> [Goal] Reproduce the data below in full and exclude every picture.

> [Information supplied]
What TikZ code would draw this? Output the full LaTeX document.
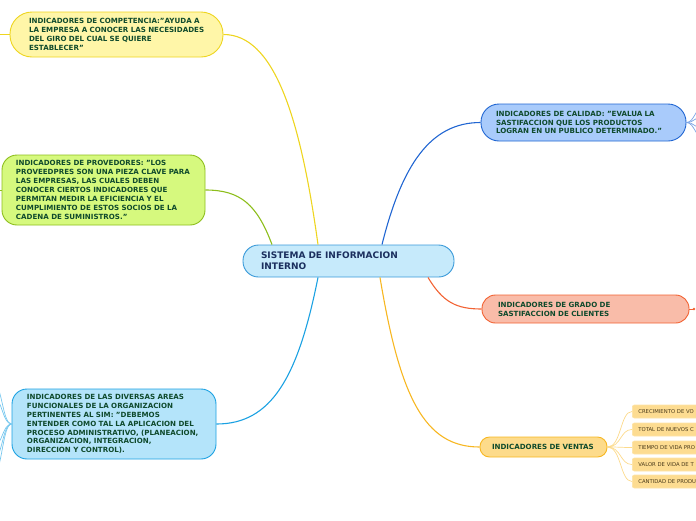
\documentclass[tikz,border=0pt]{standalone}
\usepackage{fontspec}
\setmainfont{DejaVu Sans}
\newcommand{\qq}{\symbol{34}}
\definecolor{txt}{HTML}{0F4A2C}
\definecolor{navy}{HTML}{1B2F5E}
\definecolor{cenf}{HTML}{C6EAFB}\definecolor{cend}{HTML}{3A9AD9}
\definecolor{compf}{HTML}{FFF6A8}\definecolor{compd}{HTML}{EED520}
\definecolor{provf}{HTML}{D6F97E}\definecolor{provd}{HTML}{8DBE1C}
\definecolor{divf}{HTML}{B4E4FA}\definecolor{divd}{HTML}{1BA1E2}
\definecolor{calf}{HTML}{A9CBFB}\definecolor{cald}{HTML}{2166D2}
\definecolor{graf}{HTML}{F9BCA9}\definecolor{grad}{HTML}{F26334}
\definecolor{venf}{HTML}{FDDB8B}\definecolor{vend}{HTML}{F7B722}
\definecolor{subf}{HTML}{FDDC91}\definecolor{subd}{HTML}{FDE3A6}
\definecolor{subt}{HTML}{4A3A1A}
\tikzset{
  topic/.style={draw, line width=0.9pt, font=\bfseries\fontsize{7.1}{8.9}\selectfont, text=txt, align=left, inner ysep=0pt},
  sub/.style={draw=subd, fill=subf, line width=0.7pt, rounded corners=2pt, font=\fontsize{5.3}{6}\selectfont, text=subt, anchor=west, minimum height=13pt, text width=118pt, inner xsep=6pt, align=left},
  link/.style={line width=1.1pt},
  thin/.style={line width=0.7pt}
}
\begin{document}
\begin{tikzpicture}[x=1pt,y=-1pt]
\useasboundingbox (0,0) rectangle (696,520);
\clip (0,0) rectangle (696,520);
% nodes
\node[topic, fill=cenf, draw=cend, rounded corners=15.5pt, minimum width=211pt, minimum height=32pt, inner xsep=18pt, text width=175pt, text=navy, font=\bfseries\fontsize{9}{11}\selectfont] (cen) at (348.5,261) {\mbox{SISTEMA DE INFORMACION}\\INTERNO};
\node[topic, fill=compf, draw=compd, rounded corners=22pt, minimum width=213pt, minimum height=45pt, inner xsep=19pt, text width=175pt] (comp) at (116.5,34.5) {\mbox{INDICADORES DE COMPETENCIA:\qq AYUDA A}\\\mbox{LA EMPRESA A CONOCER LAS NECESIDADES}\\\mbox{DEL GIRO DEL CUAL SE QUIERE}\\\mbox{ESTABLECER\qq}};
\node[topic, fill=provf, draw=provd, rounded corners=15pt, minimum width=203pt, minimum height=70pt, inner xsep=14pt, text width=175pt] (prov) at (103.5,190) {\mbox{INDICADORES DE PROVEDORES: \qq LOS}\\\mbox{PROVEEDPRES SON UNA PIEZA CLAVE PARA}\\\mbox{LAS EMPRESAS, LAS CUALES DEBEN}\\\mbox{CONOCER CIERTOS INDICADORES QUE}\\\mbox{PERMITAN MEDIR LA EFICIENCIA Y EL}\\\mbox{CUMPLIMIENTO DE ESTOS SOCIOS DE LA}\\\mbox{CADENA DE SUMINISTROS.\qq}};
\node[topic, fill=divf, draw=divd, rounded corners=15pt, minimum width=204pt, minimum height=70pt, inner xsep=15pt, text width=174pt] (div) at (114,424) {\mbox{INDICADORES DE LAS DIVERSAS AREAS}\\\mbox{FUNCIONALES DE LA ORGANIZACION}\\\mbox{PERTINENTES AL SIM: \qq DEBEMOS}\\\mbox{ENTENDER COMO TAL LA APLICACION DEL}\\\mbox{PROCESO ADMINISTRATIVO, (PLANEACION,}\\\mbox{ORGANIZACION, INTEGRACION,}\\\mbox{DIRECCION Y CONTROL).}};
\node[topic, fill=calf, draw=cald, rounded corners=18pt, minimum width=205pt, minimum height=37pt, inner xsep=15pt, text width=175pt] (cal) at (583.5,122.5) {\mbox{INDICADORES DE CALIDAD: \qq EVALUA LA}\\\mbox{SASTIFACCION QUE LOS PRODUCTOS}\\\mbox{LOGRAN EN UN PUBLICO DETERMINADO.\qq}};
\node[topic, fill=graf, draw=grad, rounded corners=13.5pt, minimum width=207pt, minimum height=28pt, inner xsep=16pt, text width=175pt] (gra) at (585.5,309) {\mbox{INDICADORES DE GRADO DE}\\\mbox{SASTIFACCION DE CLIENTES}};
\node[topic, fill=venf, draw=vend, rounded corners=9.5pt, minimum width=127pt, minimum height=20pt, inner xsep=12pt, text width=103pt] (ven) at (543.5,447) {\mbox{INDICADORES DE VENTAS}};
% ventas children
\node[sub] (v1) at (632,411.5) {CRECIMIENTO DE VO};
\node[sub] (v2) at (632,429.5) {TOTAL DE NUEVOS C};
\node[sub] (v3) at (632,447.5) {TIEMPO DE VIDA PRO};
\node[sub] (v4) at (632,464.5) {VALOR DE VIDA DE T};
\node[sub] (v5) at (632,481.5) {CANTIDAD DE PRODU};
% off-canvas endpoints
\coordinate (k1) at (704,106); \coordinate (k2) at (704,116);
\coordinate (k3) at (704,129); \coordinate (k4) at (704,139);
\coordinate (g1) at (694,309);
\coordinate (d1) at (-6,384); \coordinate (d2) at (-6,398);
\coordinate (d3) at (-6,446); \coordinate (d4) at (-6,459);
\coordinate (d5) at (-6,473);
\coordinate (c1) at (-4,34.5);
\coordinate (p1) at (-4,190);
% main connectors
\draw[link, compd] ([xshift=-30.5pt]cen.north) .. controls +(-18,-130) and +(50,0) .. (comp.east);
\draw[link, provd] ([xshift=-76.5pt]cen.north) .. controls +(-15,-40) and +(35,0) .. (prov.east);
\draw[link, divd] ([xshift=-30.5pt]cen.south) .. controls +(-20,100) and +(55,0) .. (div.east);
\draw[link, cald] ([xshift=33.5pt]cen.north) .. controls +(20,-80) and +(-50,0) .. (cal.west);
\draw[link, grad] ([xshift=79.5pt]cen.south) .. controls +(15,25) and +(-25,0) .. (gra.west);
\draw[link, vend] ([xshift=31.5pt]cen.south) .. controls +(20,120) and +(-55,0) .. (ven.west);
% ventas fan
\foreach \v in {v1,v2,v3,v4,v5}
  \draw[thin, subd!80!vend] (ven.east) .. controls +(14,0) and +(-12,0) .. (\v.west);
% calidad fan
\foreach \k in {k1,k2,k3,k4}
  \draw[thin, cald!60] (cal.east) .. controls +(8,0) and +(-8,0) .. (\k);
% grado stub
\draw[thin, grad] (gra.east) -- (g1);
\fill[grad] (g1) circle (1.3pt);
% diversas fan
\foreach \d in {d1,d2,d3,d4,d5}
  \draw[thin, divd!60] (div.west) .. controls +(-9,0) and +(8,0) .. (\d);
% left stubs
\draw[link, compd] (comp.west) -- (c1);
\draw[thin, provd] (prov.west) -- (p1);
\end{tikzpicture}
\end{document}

> [Answer to the problem]
What TikZ code would draw this? Output the full LaTeX document.
\documentclass[tikz,border=0pt]{standalone}
\usepackage{fontspec}
\setmainfont{DejaVu Sans}
\newcommand{\qq}{\symbol{34}}
\definecolor{txt}{HTML}{0F4A2C}
\definecolor{navy}{HTML}{1B2F5E}
\definecolor{cenf}{HTML}{C6EAFB}\definecolor{cend}{HTML}{3A9AD9}
\definecolor{compf}{HTML}{FFF6A8}\definecolor{compd}{HTML}{EED520}
\definecolor{provf}{HTML}{D6F97E}\definecolor{provd}{HTML}{8DBE1C}
\definecolor{divf}{HTML}{B4E4FA}\definecolor{divd}{HTML}{1BA1E2}
\definecolor{calf}{HTML}{A9CBFB}\definecolor{cald}{HTML}{2166D2}
\definecolor{graf}{HTML}{F9BCA9}\definecolor{grad}{HTML}{F26334}
\definecolor{venf}{HTML}{FDDB8B}\definecolor{vend}{HTML}{F7B722}
\definecolor{subf}{HTML}{FDDC91}\definecolor{subd}{HTML}{FDE3A6}
\definecolor{subt}{HTML}{4A3A1A}
\tikzset{
  topic/.style={draw, line width=0.9pt, font=\bfseries\fontsize{7.1}{8.9}\selectfont, text=txt, align=left, inner ysep=0pt},
  sub/.style={draw=subd, fill=subf, line width=0.7pt, rounded corners=2pt, font=\fontsize{5.3}{6}\selectfont, text=subt, anchor=west, minimum height=13pt, text width=118pt, inner xsep=6pt, align=left},
  link/.style={line width=1.1pt},
  thin/.style={line width=0.7pt}
}
\begin{document}
\begin{tikzpicture}[x=1pt,y=-1pt]
\useasboundingbox (0,0) rectangle (696,520);
\clip (0,0) rectangle (696,520);
% nodes
\node[topic, fill=cenf, draw=cend, rounded corners=15.5pt, minimum width=211pt, minimum height=32pt, inner xsep=18pt, text width=175pt, text=navy, font=\bfseries\fontsize{9}{11}\selectfont] (cen) at (348.5,261) {\mbox{SISTEMA DE INFORMACION}\\INTERNO};
\node[topic, fill=compf, draw=compd, rounded corners=22pt, minimum width=213pt, minimum height=45pt, inner xsep=19pt, text width=175pt] (comp) at (116.5,34.5) {\mbox{INDICADORES DE COMPETENCIA:\qq AYUDA A}\\\mbox{LA EMPRESA A CONOCER LAS NECESIDADES}\\\mbox{DEL GIRO DEL CUAL SE QUIERE}\\\mbox{ESTABLECER\qq}};
\node[topic, fill=provf, draw=provd, rounded corners=15pt, minimum width=203pt, minimum height=70pt, inner xsep=14pt, text width=175pt] (prov) at (103.5,190) {\mbox{INDICADORES DE PROVEDORES: \qq LOS}\\\mbox{PROVEEDPRES SON UNA PIEZA CLAVE PARA}\\\mbox{LAS EMPRESAS, LAS CUALES DEBEN}\\\mbox{CONOCER CIERTOS INDICADORES QUE}\\\mbox{PERMITAN MEDIR LA EFICIENCIA Y EL}\\\mbox{CUMPLIMIENTO DE ESTOS SOCIOS DE LA}\\\mbox{CADENA DE SUMINISTROS.\qq}};
\node[topic, fill=divf, draw=divd, rounded corners=15pt, minimum width=204pt, minimum height=70pt, inner xsep=15pt, text width=174pt] (div) at (114,424) {\mbox{INDICADORES DE LAS DIVERSAS AREAS}\\\mbox{FUNCIONALES DE LA ORGANIZACION}\\\mbox{PERTINENTES AL SIM: \qq DEBEMOS}\\\mbox{ENTENDER COMO TAL LA APLICACION DEL}\\\mbox{PROCESO ADMINISTRATIVO, (PLANEACION,}\\\mbox{ORGANIZACION, INTEGRACION,}\\\mbox{DIRECCION Y CONTROL).}};
\node[topic, fill=calf, draw=cald, rounded corners=18pt, minimum width=205pt, minimum height=37pt, inner xsep=15pt, text width=175pt] (cal) at (583.5,122.5) {\mbox{INDICADORES DE CALIDAD: \qq EVALUA LA}\\\mbox{SASTIFACCION QUE LOS PRODUCTOS}\\\mbox{LOGRAN EN UN PUBLICO DETERMINADO.\qq}};
\node[topic, fill=graf, draw=grad, rounded corners=13.5pt, minimum width=207pt, minimum height=28pt, inner xsep=16pt, text width=175pt] (gra) at (585.5,309) {\mbox{INDICADORES DE GRADO DE}\\\mbox{SASTIFACCION DE CLIENTES}};
\node[topic, fill=venf, draw=vend, rounded corners=9.5pt, minimum width=127pt, minimum height=20pt, inner xsep=12pt, text width=103pt] (ven) at (543.5,447) {\mbox{INDICADORES DE VENTAS}};
% ventas children
\node[sub] (v1) at (632,411.5) {CRECIMIENTO DE VO};
\node[sub] (v2) at (632,429.5) {TOTAL DE NUEVOS C};
\node[sub] (v3) at (632,447.5) {TIEMPO DE VIDA PRO};
\node[sub] (v4) at (632,464.5) {VALOR DE VIDA DE T};
\node[sub] (v5) at (632,481.5) {CANTIDAD DE PRODU};
% off-canvas endpoints
\coordinate (k1) at (704,106); \coordinate (k2) at (704,116);
\coordinate (k3) at (704,129); \coordinate (k4) at (704,139);
\coordinate (g1) at (694,309);
\coordinate (d1) at (-6,384); \coordinate (d2) at (-6,398);
\coordinate (d3) at (-6,446); \coordinate (d4) at (-6,459);
\coordinate (d5) at (-6,473);
\coordinate (c1) at (-4,34.5);
\coordinate (p1) at (-4,190);
% main connectors
\draw[link, compd] ([xshift=-30.5pt]cen.north) .. controls +(-18,-130) and +(50,0) .. (comp.east);
\draw[link, provd] ([xshift=-76.5pt]cen.north) .. controls +(-15,-40) and +(35,0) .. (prov.east);
\draw[link, divd] ([xshift=-30.5pt]cen.south) .. controls +(-20,100) and +(55,0) .. (div.east);
\draw[link, cald] ([xshift=33.5pt]cen.north) .. controls +(20,-80) and +(-50,0) .. (cal.west);
\draw[link, grad] ([xshift=79.5pt]cen.south) .. controls +(15,25) and +(-25,0) .. (gra.west);
\draw[link, vend] ([xshift=31.5pt]cen.south) .. controls +(20,120) and +(-55,0) .. (ven.west);
% ventas fan
\foreach \v in {v1,v2,v3,v4,v5}
  \draw[thin, subd!80!vend] (ven.east) .. controls +(14,0) and +(-12,0) .. (\v.west);
% calidad fan
\foreach \k in {k1,k2,k3,k4}
  \draw[thin, cald!60] (cal.east) .. controls +(8,0) and +(-8,0) .. (\k);
% grado stub
\draw[thin, grad] (gra.east) -- (g1);
\fill[grad] (g1) circle (1.3pt);
% diversas fan
\foreach \d in {d1,d2,d3,d4,d5}
  \draw[thin, divd!60] (div.west) .. controls +(-9,0) and +(8,0) .. (\d);
% left stubs
\draw[link, compd] (comp.west) -- (c1);
\draw[thin, provd] (prov.west) -- (p1);
\end{tikzpicture}
\end{document}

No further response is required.